Later on on Thursday I gave everyone a quick update about the upcoming Tweet N Meet Part 2 event coming up very soon next Saturday evening in Birmingham.

Upon arrival you’ll be given a green wristband with #TNMP2 on it. You will need this in order to get your free drinks at the bar. It also helps the hotel to know you’re part of the #TNMP2 party. Don’t take it off!

There are plenty of us actually staying in the Jurys Inn hotel, so if you want to book a room, do it now, as the hotel is either nearly fully booked, if it isn’t already. Don’t panic though, there are plenty of other hotels on Broad street. You can find out more by going to the #TNMP2 website byclicking here.
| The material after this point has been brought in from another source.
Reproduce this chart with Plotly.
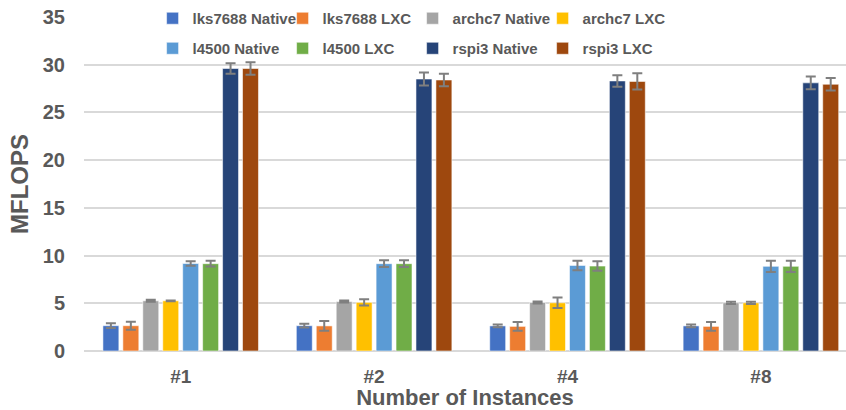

This is a great opportunity to have put some faces to some names you may only speak to online or over the phone. It’s a relaxed event where everyone is welcome. No agenda. Just an industry gathering to have a good time!

The night is set to be a great one with absolutely everyone welcome!

External Condensation 2

Last but not least, Friday saw me cover a subject that is continuing to irritate installers and homeowners alike during Autumn and Spring seasons. Now is the time for homeowners to be calling installers to report that their windows have condensation in a morning and that there must be a problem.

The only way to try and preempt this sort of thing is to educate the customer right at the beginning of the process. Tell them straight away that on some occasions, usually in Spring and Autumn, when the temperatures are at certain points, the outside of their windows may get condensation. But don’t just say it, tell them why it happens. If you need an example, here’s what it says on the Saint-Gobain UK website.

My posts on condensation have been by far the most read posts on DGB this week, which makes sense given the time of year. I hope that is homeowners have come on here and read the posts, they have understood why their windows are condensating in a morning and that there isn’t actually a fault with them. We can look forward to these calls for quite a few weeks to come.